The simplest way to enjoy chia seeds is to add them to water. Soak the seeds in water for 30 minutes and enjoy. Using fruit juice instead of water also gives the drink more flavor. For a tangier taste, use orange or lemonade juice. The seeds absorb the liquid, providing a juicy and pulpy consistency.
If you like nutty flavors, then chia seeds should taste good. They have a subtle taste, so you’ll need to add them to more flavorful ingredients to maximize their flavor.
Store the seeds in an airtight container. Chia seeds should last up to a year in the pantry. But once you soak chia seeds, they’re only fresh for three to five days.
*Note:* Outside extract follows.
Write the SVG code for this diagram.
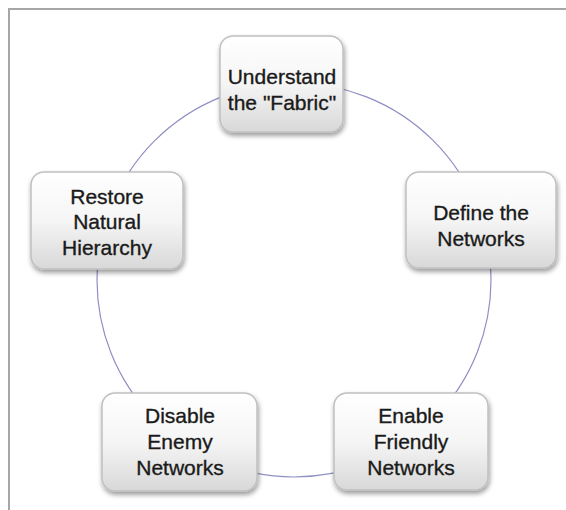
<svg xmlns="http://www.w3.org/2000/svg" width="566" height="510" viewBox="0 0 566 510">
<defs>
<linearGradient id="g" x1="0" y1="0" x2="0" y2="1">
<stop offset="0" stop-color="#ffffff"/>
<stop offset="0.5" stop-color="#f5f5f5"/>
<stop offset="1" stop-color="#d8d8d8"/>
</linearGradient>
<filter id="sh" x="-20%" y="-20%" width="140%" height="140%">
<feGaussianBlur in="SourceAlpha" stdDeviation="2.5"/>
<feOffset dx="1" dy="3" result="b"/>
<feComponentTransfer><feFuncA type="linear" slope="0.4"/></feComponentTransfer>
<feMerge><feMergeNode/><feMergeNode in="SourceGraphic"/></feMerge>
</filter>
</defs>
<style>
.box{fill:url(#g);stroke:#c0c0c0;stroke-width:1.5;filter:url(#sh)}
.t{font-family:"Liberation Sans",Arial,sans-serif;font-size:21px;fill:#1a1a1a;stroke:#1a1a1a;stroke-width:0.35;text-anchor:middle}
.frame{stroke:#a6a6a6;stroke-width:2;fill:none}
.conn{stroke:#8f8fc4;stroke-width:1.2;fill:none}
</style>
<path class="frame" d="M9,510 V9 H566"/>
<g id="connectors">
<circle class="conn" cx="294" cy="280" r="197"/>
</g>
<g id="n1">
<rect class="box" x="220" y="36" width="123" height="96" rx="13"/>
<text class="t" x="282" y="84">Understand</text>
<text class="t" x="282" y="110">the "Fabric"</text>
</g>
<g id="n2">
<rect class="box" x="406" y="172" width="150" height="96" rx="13"/>
<text class="t" x="481" y="220">Define the</text>
<text class="t" x="481" y="246">Networks</text>
</g>
<g id="n3">
<rect class="box" x="31" y="172" width="152" height="97" rx="13"/>
<text class="t" x="107" y="204">Restore</text>
<text class="t" x="107" y="229">Natural</text>
<text class="t" x="107" y="255">Hierarchy</text>
</g>
<g id="n4">
<rect class="box" x="102" y="393" width="155" height="98" rx="13"/>
<text class="t" x="180" y="423">Disable</text>
<text class="t" x="180" y="449">Enemy</text>
<text class="t" x="180" y="475">Networks</text>
</g>
<g id="n5">
<rect class="box" x="334" y="393" width="154" height="97" rx="13"/>
<text class="t" x="411" y="423">Enable</text>
<text class="t" x="411" y="449">Friendly</text>
<text class="t" x="411" y="475">Networks</text>
</g>
</svg>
Refrigerating soaked seeds can extend their freshness until the seventh day.
In the United States, chia seeds are available in supermarkets. You can find them in the “organic foods” or “superfoods” section.
There’s no doubt about the chia seed’s superior qualities. These edible seeds are tiny, yet they’re rich in nutritional value. The chia seed’s unique ability to absorb liquids is a quick solution to thickening in soups and stews. But what do chia seeds taste like?
On their own, chia seeds are mellow with nutty undertones. Their texture allows for flexibility and varies between crunchy and gelatinous. But when it comes to culinary use, chia seeds are limitless. This superfood immediately adds nutrition, flavor, and visual flair in one punch.